Le gène du steak trop dur enfin démasqué
L'Inra vient de percer un peu plus le mystère de l'origine de la tendreté du bœuf. Des chercheurs de l'institut ont découvert une relation entre l'expression d'un gène et la dureté de la viande bovine. Ce résultat, qui fait l'objet d'un brevet, ouvre des perspectives dans la mise au point d'un test génétique ou immunologique permettant d'identifier les bovins ayant le potentiel de développer du muscle tendre. « Une révolution biologique est en marche, grâce à l'approche génomique », estime Jean-François Hocquette, du centre Inra de Theix.

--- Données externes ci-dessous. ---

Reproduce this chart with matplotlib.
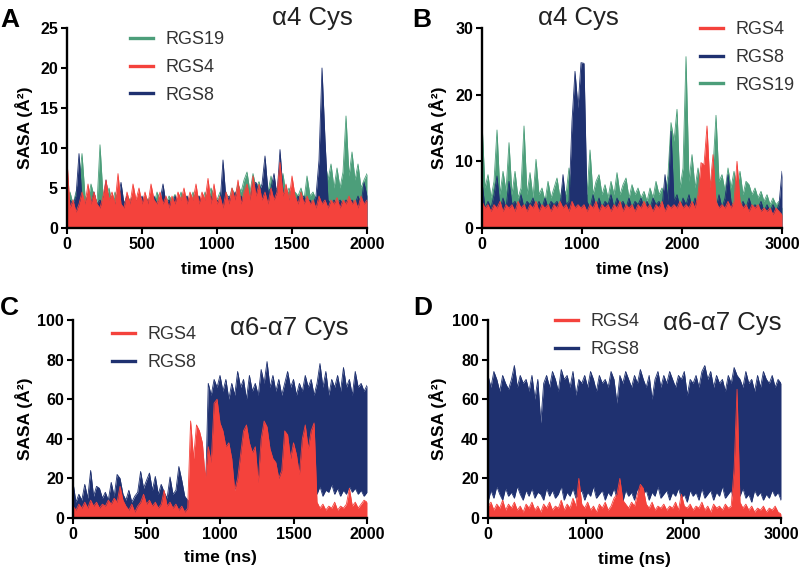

Les chercheurs ont passé au crible le profil d'expression des gènes dans le muscle de 14 taurillons charolais. Ces animaux sont issus d'une sélection divergente sur le potentiel de croissance musculaire, considérée comme favorable à l'amélioration de la tendreté. Les transcriptomes (ensemble des gènes exprimés) des muscles Longissimus thoracis (entrecôte) ont été analysés à l'aide de puces à ADN et comparés sur la base des qualités sensorielles (tendreté, jutosité, flaveur) et du potentiel de croissance musculaire.

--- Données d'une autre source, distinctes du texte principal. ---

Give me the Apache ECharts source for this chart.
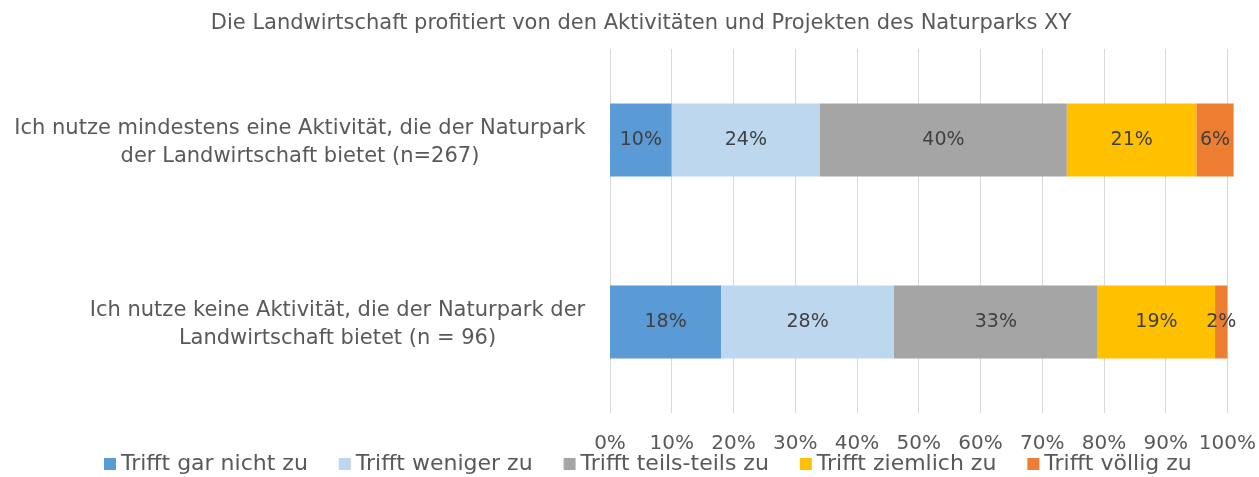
<!DOCTYPE html>
<html>
<head>
<meta charset="utf-8">
<script src="https://cdn.jsdelivr.net/npm/echarts@6/dist/echarts.min.js"></script>
<style>
  html, body { margin: 0; padding: 0; background: #fff; }
  #chart { width: 1259px; height: 477px; }
</style>
</head>
<body>
<div id="chart"></div>
<script>
// Daten
var categories = [
  "Ich nutze mindestens eine Aktivität, die der Naturpark\nder Landwirtschaft bietet (n=267)",
  "Ich nutze keine Aktivität, die der Naturpark der\nLandwirtschaft bietet (n = 96)"
];
var seriesNames = ["Trifft gar nicht zu", "Trifft weniger zu", "Trifft teils-teils zu", "Trifft ziemlich zu", "Trifft völlig zu"];
var garNicht = [10, 18];
var weniger = [24, 28];
var teils = [40, 33];
var ziemlich = [21, 19];
var voellig = [6, 2];
var xTicks = [0, 10, 20, 30, 40, 50, 60, 70, 80, 90, 100];

var colors = ["#5B9BD5", "#BDD7EE", "#A5A5A5", "#FFC000", "#ED7D31"];
var FONT = "DejaVu Sans";
var chart = echarts.init(document.getElementById("chart"));

var allData = [garNicht, weniger, teils, ziemlich, voellig];
var series = allData.map(function (d, i) {
  return {
    name: seriesNames[i],
    type: "bar",
    stack: "total",
    barWidth: "40%",
    clip: false,
    data: d,
    itemStyle: { color: colors[i] },
    label: {
      show: true,
      position: "inside",
      formatter: "{c}%",
      color: "#404040",
      fontFamily: FONT,
      fontSize: 19
    }
  };
});

var option = {
  animation: false,
  title: {
    text: "Die Landwirtschaft profitiert von den Aktivitäten und Projekten des Naturparks XY",
    left: 636,
    textAlign: "center",
    top: 8,
    textStyle: { color: "#595959", fontFamily: FONT, fontSize: 21, fontWeight: "normal" }
  },
  legend: {
    bottom: 2,
    left: 104,
    padding: 0,
    itemWidth: 12,
    itemHeight: 12,
    itemGap: 31,
    icon: "rect",
    data: seriesNames,
    textStyle: { color: "#595959", fontFamily: FONT, fontSize: 22 }
  },
  grid: { left: 610, right: 30, top: 49, bottom: 64 },
  xAxis: {
    type: "value",
    min: 0,
    max: 100,
    interval: 10,
    axisLine: { show: false },
    axisTick: { show: false },
    splitLine: { show: true, lineStyle: { color: "#D9D9D9", width: 1 } },
    axisLabel: {
      formatter: function (v) { return xTicks.indexOf(v) >= 0 ? v + "%" : ""; },
      color: "#595959",
      fontFamily: FONT,
      fontSize: 20,
      margin: 21
    }
  },
  yAxis: {
    type: "category",
    inverse: true,
    data: categories,
    axisLine: { show: false },
    axisTick: { show: false },
    axisLabel: {
      color: "#595959",
      fontFamily: FONT,
      fontSize: 21,
      lineHeight: 28,
      margin: 23,
      padding: [5, 0, 0, 0],
      formatter: function (v, i) {
        return v.split("\n").map(function (s) { return "{l" + i + "|" + s + "}"; }).join("\n");
      },
      rich: {
        l0: { width: 574, align: "center", color: "#595959", fontFamily: FONT, fontSize: 21, lineHeight: 28 },
        l1: { width: 499, align: "center", color: "#595959", fontFamily: FONT, fontSize: 21, lineHeight: 28 }
      }
    }
  },
  series: series
};
chart.setOption(option);
</script>
</body>
</html>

Une relation négative a ainsi été mise à jour entre l'expression du gène DNAJA1 et la tendreté de la viande évaluée par un jury de dégustation. Le niveau d'expression de ce gène explique jusqu'à 63 % de la variabilité de la tendreté. La protéine Hsp 40 codée par ce gène contribuerait à ralentir le processus de mort cellulaire (apoptose) et diminuerait ainsi la maturation de la viande, processus favorable à son attendrissement dans les jours suivants l'abattage de l'animal.
Test de routine
Ces travaux sont réalisés dans le cadre du programme d'analyse du génome des animaux d'élevage (Agénae). Les chercheurs envisagent aujourd'hui de valider la relation entre l'expression de DNAJA1 et la tendreté de la viande sur un plus large effectif de bovins à viande (charolais, limousins, etc). Cela devrait déboucher sur la mise au point d'un test de routine simple, utilisable à l'échelle industrielle, permettant d'identifier les bovins ayant un potentiel à produire une viande tendre. « Les Australiens commercialisent déjà des tests génétiques. Mais, ils ne sont pas forcément pertinents chez nous », souligne Jean-François Hocquette.
Seulement 30% de la variabilité de la tendreté de la viande est liée au mode d'élevage, au type génétique de l'animal, au type de morceau. L'identification de nouvelles caractéristiques biologiques du muscle (teneur en collagène, en lipides intramusculaires, en enzymes et en inhibiteurs enzymatiques, taille et type des fibres musculaires) ayant une forte influence sur la qualité de la viande constitue donc un enjeu majeur pour la filière des animaux de boucherie. D'autant plus que ces critères pourront être intégrés aux schémas de sélection des bovins reproducteurs.